Entries with chart source code:

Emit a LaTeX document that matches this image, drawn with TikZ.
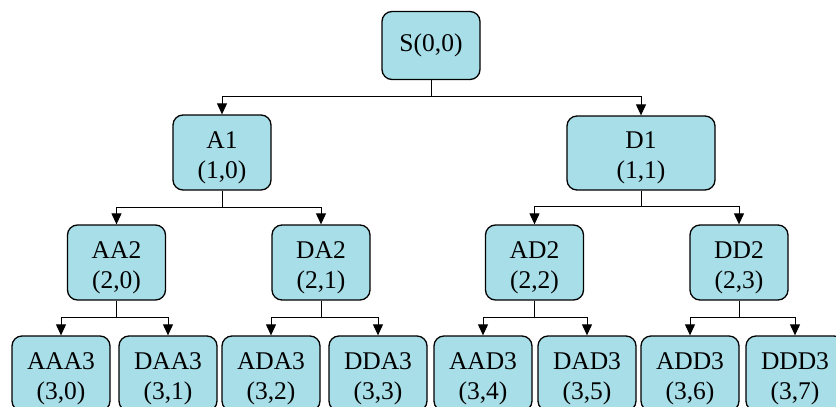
\documentclass[tikz,border=0pt]{standalone}
\usepackage{fontspec}
\setmainfont{Liberation Serif}
\usetikzlibrary{arrows.meta}
\definecolor{boxfill}{RGB}{168,222,232}
\begin{document}
\begin{tikzpicture}[x=1pt,y=-1pt,
  treebox/.style={draw=black, line width=1.3pt, fill=boxfill,
    rounded corners=10pt, minimum width=98pt, minimum height=75pt,
    inner sep=0pt, align=center, font=\fontsize{25.5}{30}\selectfont},
  twoline/.style={treebox, text height=57pt},
  link/.style={draw=black, line width=1pt,
    -{Triangle[length=11pt,width=10pt]}}]
\useasboundingbox (0,0) rectangle (836,407);
\clip (0,0) rectangle (836,407);

% root
\node[treebox, minimum height=68pt] (S) at (431,45.5) {S(0,0)};

% level 1
\node[twoline] (A1) at (222,152.5) {A1\\(1,0)};
\node[twoline, minimum width=148pt, minimum height=74pt] (D1) at (641,153) {D1\\(1,1)};

% level 2
\node[twoline] (AA2) at (116.5,262.5) {AA2\\(2,0)};
\node[twoline] (DA2) at (321,262.5) {DA2\\(2,1)};
\node[twoline] (AD2) at (534.5,262.5) {AD2\\(2,2)};
\node[twoline] (DD2) at (739,262.5) {DD2\\(2,3)};

% level 3
\node[twoline] (AAA3) at (61,373.5) {AAA3\\(3,0)};
\node[twoline] (DAA3) at (168,373.5) {DAA3\\(3,1)};
\node[twoline] (ADA3) at (271,373.5) {ADA3\\(3,2)};
\node[twoline] (DDA3) at (378,373.5) {DDA3\\(3,3)};
\node[twoline] (AAD3) at (483,373.5) {AAD3\\(3,4)};
\node[twoline] (DAD3) at (587,373.5) {DAD3\\(3,5)};
\node[twoline] (ADD3) at (690,373.5) {ADD3\\(3,6)};
\node[twoline] (DDD3) at (795,373.5) {DDD3\\(3,7)};

% connectors: parent stem, horizontal bar, arrow down to child
\foreach \p/\a/\b/\d in {S/A1/D1/16, A1/AA2/DA2/17, D1/AD2/DD2/16,
    AA2/AAA3/DAA3/17, DA2/ADA3/DDA3/17, AD2/AAD3/DAD3/17, DD2/ADD3/DDD3/17}{
  \draw[link] (\p.south) -- ++(0,\d) -| (\a.north);
  \draw[link] (\p.south) -- ++(0,\d) -| (\b.north);
}
\end{tikzpicture}
\end{document}
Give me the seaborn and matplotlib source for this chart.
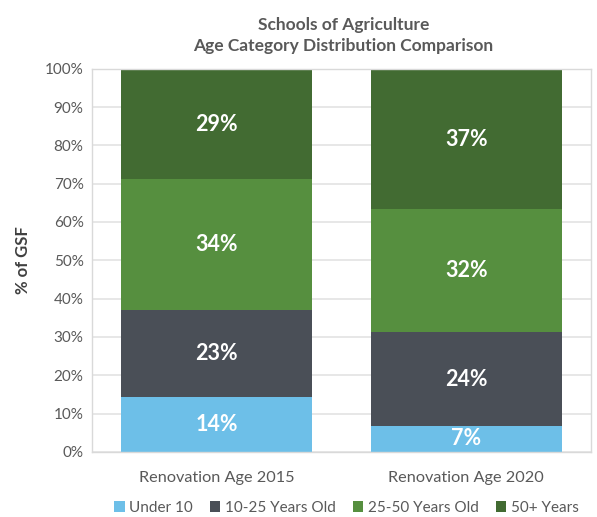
import matplotlib
matplotlib.use("Agg")
import matplotlib.pyplot as plt
import seaborn as sns
import pandas as pd
import numpy as np
from matplotlib.ticker import PercentFormatter
from matplotlib.patches import Patch

categories = ["Renovation Age 2015", "Renovation Age 2020"]
series = ["Under 10", "10-25 Years Old", "25-50 Years Old", "50+ Years"]
under10 = [14.3, 6.8]
y10_25 = [22.7, 24.4]
y25_50 = [34.1, 32.1]
y50plus = [28.9, 36.7]
colors = ["#6DBFE8", "#4A4F57", "#568F3F", "#426B32"]

values = [under10, y10_25, y25_50, y50plus]

sns.set_theme(style="white")
plt.rcParams['font.family'] = ['Lato', 'DejaVu Sans']

fig = plt.figure(figsize=(5.97, 5.17), dpi=100)
ax = fig.add_axes([0.154, 0.126, 0.836, 0.741])

bottom = np.zeros(len(categories))
for name, vals, col in zip(series, values, colors):
    df = pd.DataFrame({"cat": categories, "val": vals})
    sns.barplot(data=df, x="cat", y="val", color=col, ax=ax, width=0.767,
                bottom=bottom, saturation=1, edgecolor="none", linewidth=0)
    for i, v in enumerate(vals):
        ax.text(i, bottom[i] + v / 2, f"{round(v):d}%", ha="center", va="center",
                color="white", fontsize=15.5, fontweight="bold")
    bottom = bottom + np.array(vals)

ax.set_ylim(0, 100)
ax.set_xlim(-0.5, 1.5)
ax.set_yticks(np.arange(0, 101, 10))
ax.yaxis.set_major_formatter(PercentFormatter(decimals=0))
ax.grid(axis="y", color="#E3E3E3", linewidth=1.2)
ax.set_axisbelow(True)
for s in ax.spines.values():
    s.set_visible(True)
    s.set_color("#D9D9D9")
    s.set_linewidth(1)
ax.tick_params(axis="both", length=0, labelsize=11, colors="#595959", pad=6)
ax.tick_params(axis="x", pad=14, labelsize=11.7)
ax.set_xlabel("")
ax.set_ylabel("% of GSF", fontsize=12, fontweight="bold", color="#404040", labelpad=10)

fig.text(0.575, 0.968, "Schools of Agriculture\nAge Category Distribution Comparison",
         ha="center", va="top", fontsize=12.5, fontweight="bold", color="#595959",
         linespacing=1.4)

handles = [Patch(facecolor=c, edgecolor="none") for c in colors]
fig.legend(handles, series, loc="center", bbox_to_anchor=(0.58, 0.018),
           ncol=4, frameon=False, fontsize=11, handlelength=0.7, handleheight=0.7,
           handletextpad=0.3, columnspacing=1.1, labelcolor="#595959")

fig.savefig("out.png", dpi=100)
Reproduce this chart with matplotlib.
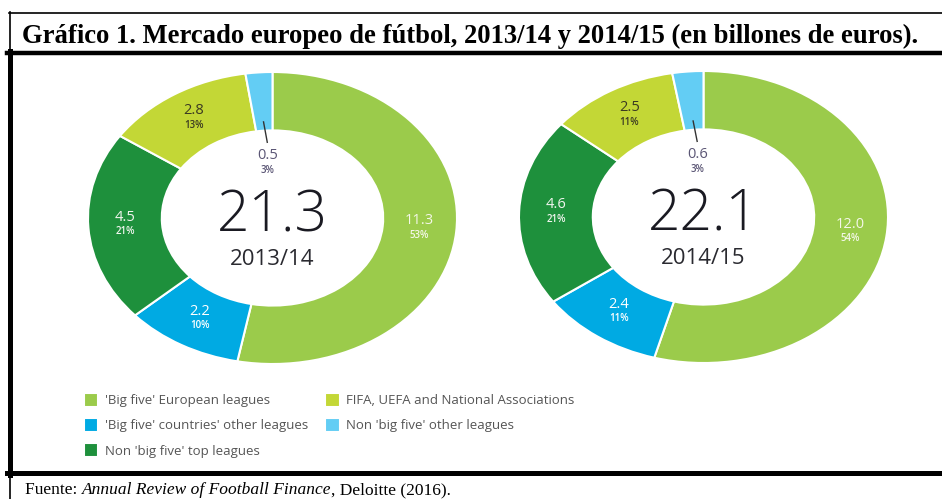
import numpy as np
import matplotlib
matplotlib.use("Agg")
import matplotlib.pyplot as plt
from matplotlib.lines import Line2D

plt.rcParams["font.family"] = ["Open Sans", "DejaVu Sans"]

# data
categories = [
    "'Big five' European leagues",
    "'Big five' countries' other leagues",
    "Non 'big five' top leagues",
    "FIFA, UEFA and National Associations",
    "Non 'big five' other leagues",
]
season_labels = ["2013/14", "2014/15"]
values_1314 = [11.3, 2.2, 4.5, 2.8, 0.5]
values_1415 = [12.0, 2.4, 4.6, 2.5, 0.6]
pct_1314 = ["53%", "10%", "21%", "13%", "3%"]
pct_1415 = ["54%", "11%", "21%", "11%", "3%"]
totals = ["21.3", "22.1"]

colors = ["#9bcb4b", "#00aae3", "#1e903c", "#c3d736", "#63cdf4"]
label_colors = ["#f4f7e8", "#ffffff", "#f0f5ee", "#3b3a22", "#5b5675"]

W, H = 942, 499
fig = plt.figure(figsize=(W / 100, H / 100), dpi=100)


def px_axes(x0, y0, x1, y1):
    # pixel box (top-left origin) -> figure axes
    return fig.add_axes([x0 / W, 1 - y1 / H, (x1 - x0) / W, (y1 - y0) / H])


def donut(ax, vals, pcts, total, season):
    wedges, _ = ax.pie(vals, colors=colors, startangle=90, counterclock=False,
                       radius=1, wedgeprops=dict(width=0.4, edgecolor="white", linewidth=1.5))
    ax.set_aspect("auto")
    ax.set_xlim(-1, 1)
    ax.set_ylim(-1, 1)
    ax.axis("off")
    for i, w in enumerate(wedges):
        ang = np.deg2rad((w.theta1 + w.theta2) / 2)
        if i == len(wedges) - 1:
            # small slice: label inside the hole with leader line
            ax.plot([0.66 * np.cos(ang), 0.52 * np.cos(ang) + 0.01],
                    [0.66 * np.sin(ang), 0.52 * np.sin(ang)], color="#333333", lw=1)
            r = 0.37
        else:
            r = 0.8
        x, y = r * np.cos(ang), r * np.sin(ang)
        ax.annotate(f"{vals[i]:.1f}", (x, y), xytext=(0, 0.5), textcoords="offset points",
                    ha="center", va="bottom", fontsize=10.5, color=label_colors[i])
        ax.annotate(pcts[i], (x, y), xytext=(0, -0.5), textcoords="offset points",
                    ha="center", va="top", fontsize=7, fontweight="semibold",
                    color=label_colors[i])
    ax.text(0, -0.095, total, ha="center", va="baseline", fontsize=41,
            fontweight="light", color="#1a1a22")
    ax.text(0, -0.32, season, ha="center", va="baseline", fontsize=16, color="#2a2a30")
    return wedges


ax1 = px_axes(88, 72, 457, 364)
wedges = donut(ax1, values_1314, pct_1314, totals[0], season_labels[0])
ax2 = px_axes(519, 71, 888, 363)
donut(ax2, values_1415, pct_1415, totals[1], season_labels[1])

fig.legend(wedges, categories, ncol=2, loc="upper left", bbox_to_anchor=(77 / W, 1 - 386 / H),
           frameon=False, borderpad=0, handlelength=1.1, handleheight=1.3, handletextpad=0.5,
           columnspacing=1.3, labelspacing=0.8, fontsize=9.5, labelcolor="#555555")

# frame lines
def hline(y, x0, x1, lw):
    fig.add_artist(Line2D([x0 / W, x1 / W], [1 - y / H, 1 - y / H], color="black", lw=lw))


def vline(x, y0, y1, lw):
    fig.add_artist(Line2D([x / W, x / W], [1 - y0 / H, 1 - y1 / H], color="black", lw=lw))


hline(12.5, 9, W, 1.2)
vline(9.5, 12, 52, 1.2)
hline(52.8, 7, W, 3.2)
vline(9.5, 51, 475, 3.6)
hline(472.5, 7, W, 3.6)
vline(10, 474, H, 1.2)

fig.text(22 / W, 1 - 36 / H, "Gráfico 1. Mercado europeo de fútbol, 2013/14 y 2014/15 (en billones de euros).",
         ha="left", va="center", fontsize=19.2, fontweight="bold", family="Liberation Serif")

# footer with italic title
fig.canvas.draw()
renderer = fig.canvas.get_renderer()
x = 25 / W
y = 1 - 494 / H
for piece, style in [("Fuente: ", "normal"), ("Annual Review of Football Finance", "italic"),
                     (", Deloitte (2016).", "normal")]:
    t = fig.text(x, y, piece, ha="left", va="baseline", fontsize=12.5,
                 family="Liberation Serif", style=style)
    bb = t.get_window_extent(renderer)
    x += bb.width / W

fig.savefig("out.png", dpi=100)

Short task = Take the lines from the one holding "Give me the" to the one holding "from matplotlib.patches import Patch", both lines included, and give them again exactly, with no pictures.

Exercise output =
Give me the seaborn and matplotlib source for this chart.
import matplotlib
matplotlib.use("Agg")
import matplotlib.pyplot as plt
import seaborn as sns
import pandas as pd
import numpy as np
from matplotlib.ticker import PercentFormatter
from matplotlib.patches import Patch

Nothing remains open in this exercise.